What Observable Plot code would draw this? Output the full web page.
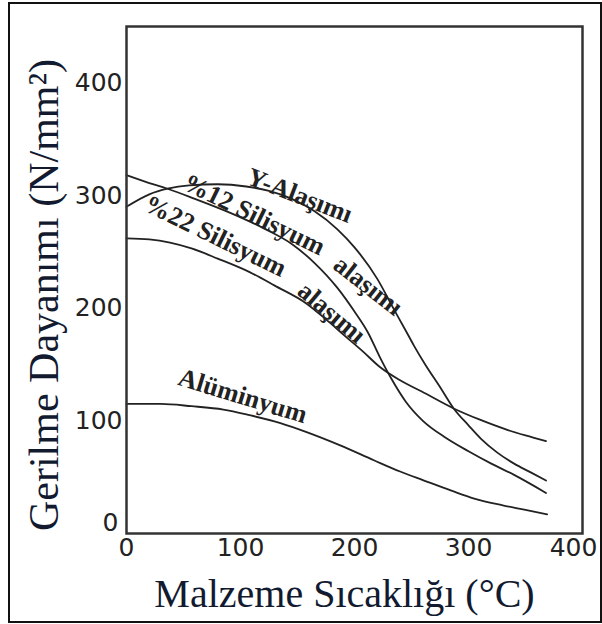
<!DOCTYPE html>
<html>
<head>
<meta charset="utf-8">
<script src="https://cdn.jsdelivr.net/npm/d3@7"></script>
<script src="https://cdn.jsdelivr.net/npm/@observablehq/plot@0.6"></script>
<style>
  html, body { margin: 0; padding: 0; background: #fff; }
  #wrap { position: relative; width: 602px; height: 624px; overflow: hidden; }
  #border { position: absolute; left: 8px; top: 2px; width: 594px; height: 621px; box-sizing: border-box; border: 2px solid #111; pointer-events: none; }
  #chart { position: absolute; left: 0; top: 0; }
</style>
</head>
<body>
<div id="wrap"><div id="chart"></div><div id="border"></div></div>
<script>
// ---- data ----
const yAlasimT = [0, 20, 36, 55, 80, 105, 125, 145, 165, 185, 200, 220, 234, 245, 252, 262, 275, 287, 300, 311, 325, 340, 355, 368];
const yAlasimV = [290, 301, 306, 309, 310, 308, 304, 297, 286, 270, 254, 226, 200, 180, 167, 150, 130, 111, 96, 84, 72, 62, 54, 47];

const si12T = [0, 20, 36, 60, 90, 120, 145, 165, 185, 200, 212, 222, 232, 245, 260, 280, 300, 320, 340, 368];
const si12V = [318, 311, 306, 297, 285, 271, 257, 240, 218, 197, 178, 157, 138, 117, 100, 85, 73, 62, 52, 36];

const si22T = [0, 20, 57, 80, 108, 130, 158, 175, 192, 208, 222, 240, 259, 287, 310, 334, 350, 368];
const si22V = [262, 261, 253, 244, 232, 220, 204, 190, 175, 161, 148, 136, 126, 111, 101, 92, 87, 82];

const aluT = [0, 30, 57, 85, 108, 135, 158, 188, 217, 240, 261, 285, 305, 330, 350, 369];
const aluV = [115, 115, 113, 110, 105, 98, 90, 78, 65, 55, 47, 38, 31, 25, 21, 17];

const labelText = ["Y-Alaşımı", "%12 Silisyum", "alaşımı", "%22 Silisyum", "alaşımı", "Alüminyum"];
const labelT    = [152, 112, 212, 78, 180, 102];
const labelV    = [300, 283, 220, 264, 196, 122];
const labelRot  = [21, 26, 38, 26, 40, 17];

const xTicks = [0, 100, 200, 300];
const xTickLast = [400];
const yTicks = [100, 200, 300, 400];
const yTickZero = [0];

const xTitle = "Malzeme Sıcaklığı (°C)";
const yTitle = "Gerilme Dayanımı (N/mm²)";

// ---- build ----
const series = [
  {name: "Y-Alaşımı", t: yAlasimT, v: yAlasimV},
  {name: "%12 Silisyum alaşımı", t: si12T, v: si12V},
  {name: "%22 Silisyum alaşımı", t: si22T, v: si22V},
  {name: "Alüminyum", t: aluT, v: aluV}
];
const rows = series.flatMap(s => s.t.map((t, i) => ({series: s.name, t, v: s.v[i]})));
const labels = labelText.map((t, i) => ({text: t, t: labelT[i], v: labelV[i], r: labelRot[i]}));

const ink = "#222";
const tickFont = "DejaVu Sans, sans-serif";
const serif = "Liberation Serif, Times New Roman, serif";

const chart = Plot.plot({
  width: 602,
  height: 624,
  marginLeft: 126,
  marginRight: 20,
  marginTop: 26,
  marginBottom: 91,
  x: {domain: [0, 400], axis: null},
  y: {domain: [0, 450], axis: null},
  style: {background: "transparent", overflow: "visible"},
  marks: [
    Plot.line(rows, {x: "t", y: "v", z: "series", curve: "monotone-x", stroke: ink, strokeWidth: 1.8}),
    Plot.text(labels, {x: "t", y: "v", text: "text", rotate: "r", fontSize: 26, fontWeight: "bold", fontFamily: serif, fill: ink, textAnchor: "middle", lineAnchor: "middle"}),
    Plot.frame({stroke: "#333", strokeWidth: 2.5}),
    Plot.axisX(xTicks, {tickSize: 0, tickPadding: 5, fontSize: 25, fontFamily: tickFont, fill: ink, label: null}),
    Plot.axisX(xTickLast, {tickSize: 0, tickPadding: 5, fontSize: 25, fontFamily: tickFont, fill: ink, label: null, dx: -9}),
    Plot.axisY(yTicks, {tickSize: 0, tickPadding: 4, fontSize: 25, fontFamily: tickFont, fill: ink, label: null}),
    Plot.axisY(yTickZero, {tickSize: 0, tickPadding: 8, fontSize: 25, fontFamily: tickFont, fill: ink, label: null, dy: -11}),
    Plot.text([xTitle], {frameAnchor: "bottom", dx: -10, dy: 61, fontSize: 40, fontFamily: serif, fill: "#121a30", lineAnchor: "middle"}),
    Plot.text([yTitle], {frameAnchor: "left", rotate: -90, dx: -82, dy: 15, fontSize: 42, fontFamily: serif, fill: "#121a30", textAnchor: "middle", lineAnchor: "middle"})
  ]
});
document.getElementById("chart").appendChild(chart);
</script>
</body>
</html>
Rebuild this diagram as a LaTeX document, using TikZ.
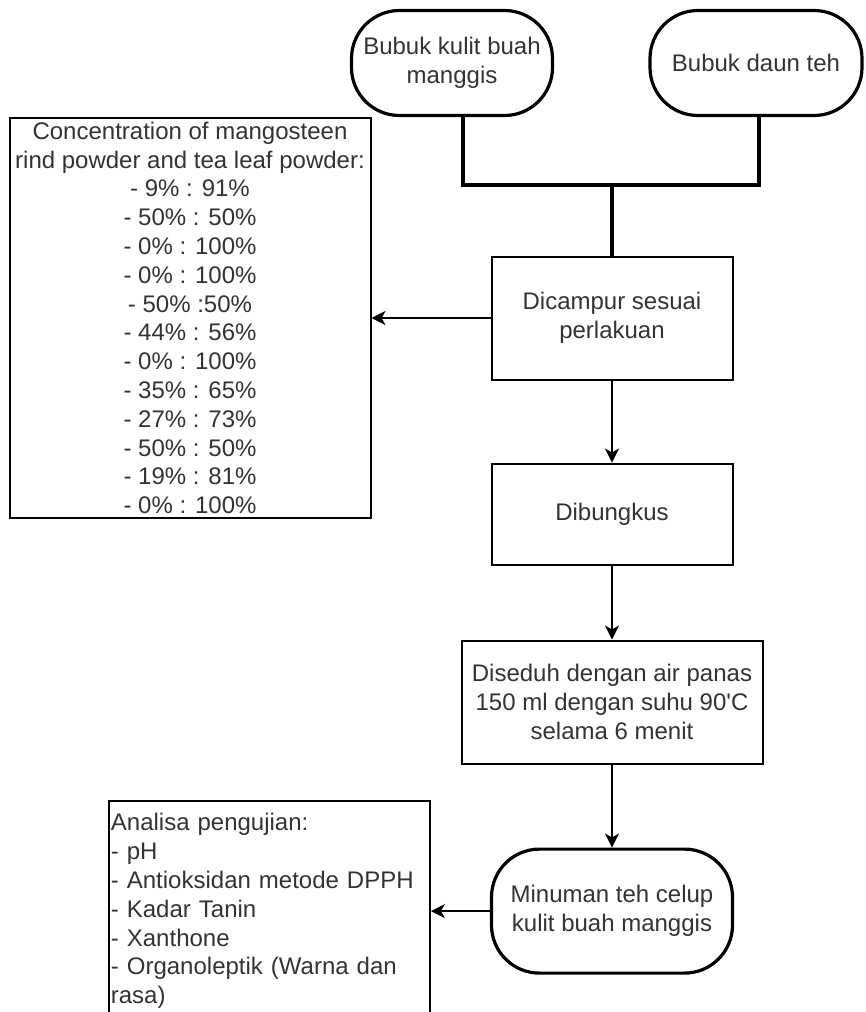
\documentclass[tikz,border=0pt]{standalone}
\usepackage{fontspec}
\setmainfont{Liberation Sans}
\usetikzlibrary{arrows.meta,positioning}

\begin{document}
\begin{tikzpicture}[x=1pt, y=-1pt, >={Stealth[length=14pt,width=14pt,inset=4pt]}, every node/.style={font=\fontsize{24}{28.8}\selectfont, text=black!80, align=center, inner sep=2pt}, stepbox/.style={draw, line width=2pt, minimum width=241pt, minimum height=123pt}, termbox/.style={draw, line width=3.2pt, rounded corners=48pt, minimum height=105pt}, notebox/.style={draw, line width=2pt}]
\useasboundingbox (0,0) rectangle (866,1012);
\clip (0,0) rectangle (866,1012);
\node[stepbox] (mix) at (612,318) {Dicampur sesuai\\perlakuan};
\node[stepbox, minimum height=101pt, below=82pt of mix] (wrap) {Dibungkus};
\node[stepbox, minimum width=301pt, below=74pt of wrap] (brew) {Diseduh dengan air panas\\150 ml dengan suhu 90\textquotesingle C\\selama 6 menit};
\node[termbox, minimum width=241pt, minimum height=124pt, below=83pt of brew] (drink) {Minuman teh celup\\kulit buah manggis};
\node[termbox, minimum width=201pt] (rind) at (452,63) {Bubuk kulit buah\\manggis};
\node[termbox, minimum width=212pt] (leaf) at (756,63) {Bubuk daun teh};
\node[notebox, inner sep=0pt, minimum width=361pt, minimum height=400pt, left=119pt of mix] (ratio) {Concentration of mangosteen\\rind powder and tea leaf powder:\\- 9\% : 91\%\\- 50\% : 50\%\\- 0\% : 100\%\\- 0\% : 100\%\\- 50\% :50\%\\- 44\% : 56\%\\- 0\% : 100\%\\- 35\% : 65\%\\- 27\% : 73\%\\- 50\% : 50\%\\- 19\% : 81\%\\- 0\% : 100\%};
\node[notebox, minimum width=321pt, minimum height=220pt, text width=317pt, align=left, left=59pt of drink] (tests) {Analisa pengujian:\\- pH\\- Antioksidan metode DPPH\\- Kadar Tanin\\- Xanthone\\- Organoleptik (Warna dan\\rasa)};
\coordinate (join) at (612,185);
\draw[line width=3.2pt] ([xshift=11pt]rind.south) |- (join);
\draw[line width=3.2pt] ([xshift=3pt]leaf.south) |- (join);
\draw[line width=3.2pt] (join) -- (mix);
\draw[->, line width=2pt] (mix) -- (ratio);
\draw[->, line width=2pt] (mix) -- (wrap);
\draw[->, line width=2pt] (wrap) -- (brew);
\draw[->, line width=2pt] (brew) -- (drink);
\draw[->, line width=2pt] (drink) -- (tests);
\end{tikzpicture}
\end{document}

==================================================

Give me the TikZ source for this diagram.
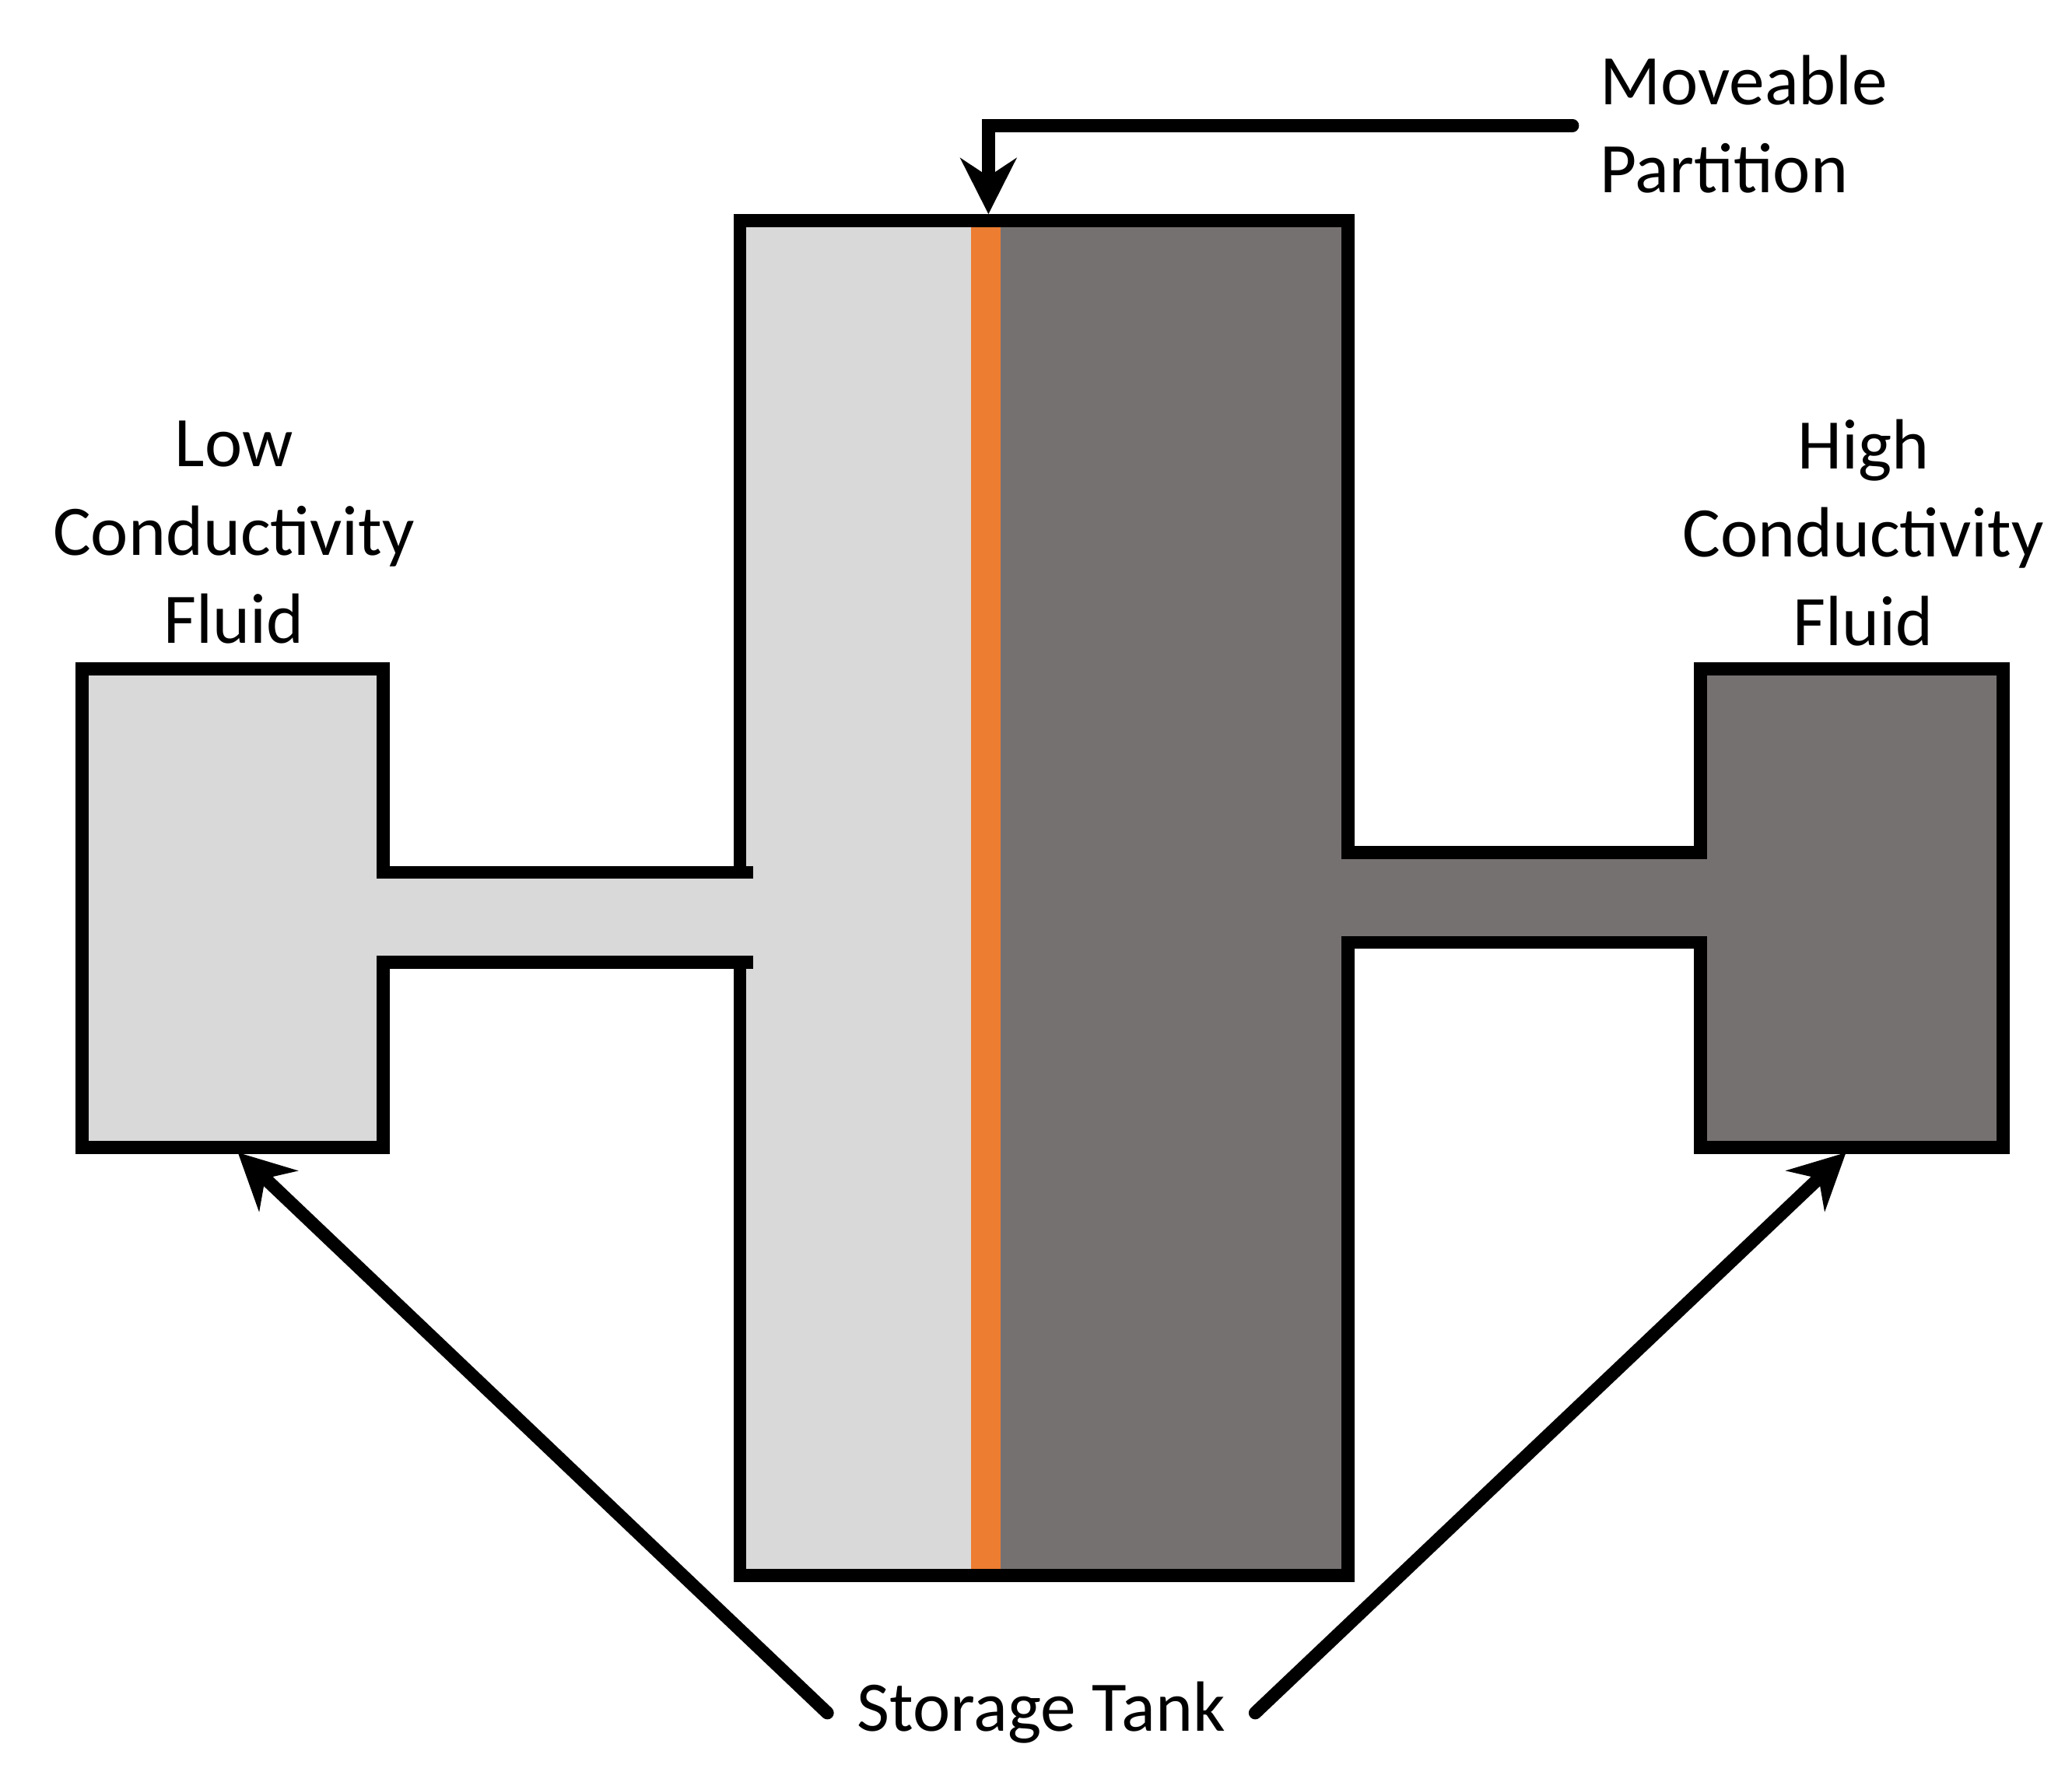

==================================================

** DESCRIPTION OF THE TASK **
In the entries above, find each line with the word "diagram" and show it.

** EXERCISE RESPONSE **
Rebuild this diagram as a LaTeX document, using TikZ.
Give me the TikZ source for this diagram.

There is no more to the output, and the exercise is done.